Il sale è composto per circa il 40% da ioni di sodio e per il 60% di ioni cloruro. Giornalmente abbiamo bisogno di circa 500 mg – 1/4 di cucchiaino di sale – al giorno per condurre gli impulsi nervosi, contrarre e rilassare i muscoli e mantenere il corretto equilibrio di acqua e minerali.
La maggior parte delle persone assume più sodio di quanto ne abbia realmente bisogno: nei paesi a più alto reddito, circa il 75% del sale assunto proviene da alimenti trasformati e da pasti consumati fuori casa.
Il Centers for Disease Control and Prevention (CDC) consiglia di aumentare gli alimenti freschi nella dieta per ridurre l’assunzione di sale e, se si consumano alimenti lavorati, di cercare quelli con meno di 600 mg per porzione.
Sempre secondo il CDC, la ricerca mostra una forte relazione tra la quantità di sale consumata e l’aumento dei livelli di pressione sanguigna (BP), quindi per la maggior parte delle persone la riduzione dell’assunzione di sale si traduce in una riduzione della pressione sanguigna.
A livello globale, le persone consumano in media dai 9 ai 12 grammi di sale al giorno, circa il doppio della raccomandazione dell’OMS di 500 mg al giorno per la salute cardiovascolare.
Alcune persone sono in grado di espellere efficacemente un apporto di sale più elevato, che quindi non aumenta la loro pressione sanguigna. Tuttavia, per molte persone, le variazioni nell’assunzione di sale con la dieta possono causare aumenti o diminuzioni evidenti della pressione arteriosa. Queste persone sono dette sensibili al sale.
Secondo le stime dell’American Heart Association, la sensibilità al sale è presente in circa il 51% delle persone con ipertensione e nel 26% delle persone che non soffrono di pressione alta.
Gli uomini sotto i 65 anni hanno un rischio maggiore di ipertensione rispetto alle donne, ma per quest’ultime il rischio aumenta dopo la menopausa.
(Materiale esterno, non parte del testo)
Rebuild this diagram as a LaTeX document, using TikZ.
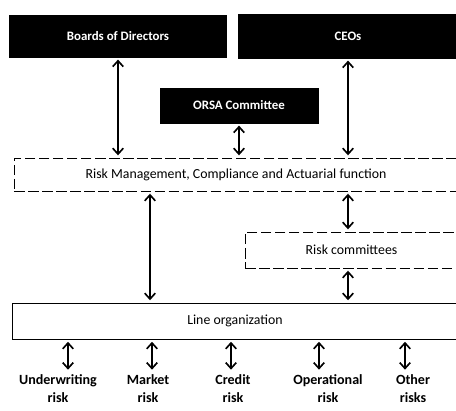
\documentclass[tikz,border=0pt]{standalone}
\usepackage{fontspec}
\setmainfont{Carlito}
\usetikzlibrary{positioning,arrows.meta}
\tikzset{
  boardbox/.style={draw=black,fill=black,text=white,inner sep=0pt,
            font=\fontsize{11}{13}\selectfont\bfseries},
  funcbox/.style={draw,line width=0.6pt,dash pattern=on 9pt off 3pt,
            fill=white,inner sep=0pt,font=\fontsize{11.8}{13}\selectfont},
  linebox/.style={draw,line width=0.7pt,fill=white,inner sep=0pt,
            font=\fontsize{11.8}{13}\selectfont},
  risklab/.style={align=center,inner sep=0pt,anchor=north,
            font=\fontsize{12}{16}\selectfont\bfseries},
  link/.style={<->,>={Straight Barb[length=5pt,width=9pt]},line width=1.4pt,
            shorten <=2pt,shorten >=2pt},
}
\begin{document}
\begin{tikzpicture}[x=0.03cm,y=-0.03cm]
  \useasboundingbox (0,0) rectangle (456,410);
  % --- governing bodies ---
  \node[boardbox,minimum width=6.51cm,minimum height=1.26cm] (boards) at (118,36) {Boards of Directors};
  \node[boardbox,minimum width=6.6cm,minimum height=1.32cm] (ceos) at (348,36) {CEOs};
  \node[boardbox,minimum width=4.74cm,minimum height=1.05cm] (orsa) at (239,105.5) {ORSA Committee};
  % --- functions ---
  \node[funcbox,minimum width=13.32cm,minimum height=0.99cm] (rmca) at (236,174.5)
       {Risk Management, Compliance and Actuarial function};
  \node[funcbox,minimum width=6.39cm,minimum height=1.08cm] (riskcom) at (351.5,250) {Risk committees};
  \node[linebox,minimum width=13.38cm,minimum height=1.08cm] (lineorg) at (235,321) {Line organization};
  % --- links ---
  \draw[link] (boards.south) -- (boards.south |- rmca.north);
  \draw[link] (ceos.south) -- (ceos.south |- rmca.north);
  \draw[link] (orsa.south) -- (orsa.south |- rmca.north);
  \draw[link] ([xshift=-2.58cm]rmca.south) -- ([xshift=-2.58cm]rmca.south |- lineorg.north);
  \draw[link] (ceos.south |- rmca.south) -- (ceos.south |- riskcom.north);
  \draw[link] (ceos.south |- riskcom.south) -- (ceos.south |- lineorg.north);
  % --- risk types ---
  \foreach \i/\ax/\lx/\lab in {1/68/58/{Underwriting\\risk},2/152/148/{Market\\risk},
                               3/231/233/{Credit\\risk},4/319/328/{Operational\\risk},
                               5/405/413/{Other\\risks}} {
    \node[risklab] (r\i) at (\lx,374) {\lab};
    \coordinate (a\i) at (\ax,372);
    \draw[link] (lineorg.south -| a\i) -- (a\i);
  }
\end{tikzpicture}
\end{document}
Secondo il Dr. Belin de Chantemèle, in base alle prove condotte sull’uomo e sugli animali da laboratorio, i reni femminili sono più efficienti a espellere il sale rispetto a quelli maschili, ma il problema a quanto pare riguarda i vasi sanguigni, perché il sale dovrebbe anche rilassarli ma non lo fa nelle persone sensibili al sale.
Quando i vasi sanguigni si rilassano e si espandono, la pressione sanguigna si riduce. Tuttavia, se i vasi sanguigni non si rilassano, la pressione aumenta. La dottoressa Belin de Chantemèle ha affermato dunque che in molte donne i vasi sanguigni non si rilassano rendendole inclini a variazioni della pressione sanguigna sensibili al sale.
“La SSBP (pressione sanguigna sensibile al sale) aumenta dopo la menopausa, il che potrebbe suggerire che gli ormoni sessuali femminili sono in realtà protettivi contro la SSBP, piuttosto che il fattore che rende le donne più sensibili al sale” afferma la dottoressa Meagan Williams, internista e direttrice del reparto Women’s Health dell’Harbor Health.
Ma potrebbe non essere solo l’estrogeno ad avere un effetto. La dottoressa Belin de Chantemèle ha evidenziato il ruolo di un altro ormone nella SSBP, ovvero l’aldosterone: “I dati dei nostri studi e della letteratura indicano l’incapacità delle donne di diminuire la produzione dell’ormone che trattiene il sale, l’aldosterone, che controlla anche la capacità dei vasi sanguigni di rilassarsi. Livelli impropri di aldosterone in risposta all’ingestione di sale sembrano ridurre la capacità dei vasi sanguigni di rilassarsi”.
É difficile formulare raccomandazioni per le donne sensibili al sale, tuttavia è importante che facciano attenzione all’apporto di sodio con la dieta e cerchino di ridurlo, consiglio valido per tutti.
Come spiega la dottoressa Belin de Chantemèle: “Le persone devono seguire le raccomandazioni dell’American Heart Association sul consumo di sale. Attualmente, la quantità media di sodio consumata al giorno è di 3,4 g, mentre l’AHA ne raccomanda 2,3 g, sapendo che la quantità ideale sarebbe di 1,5 g“.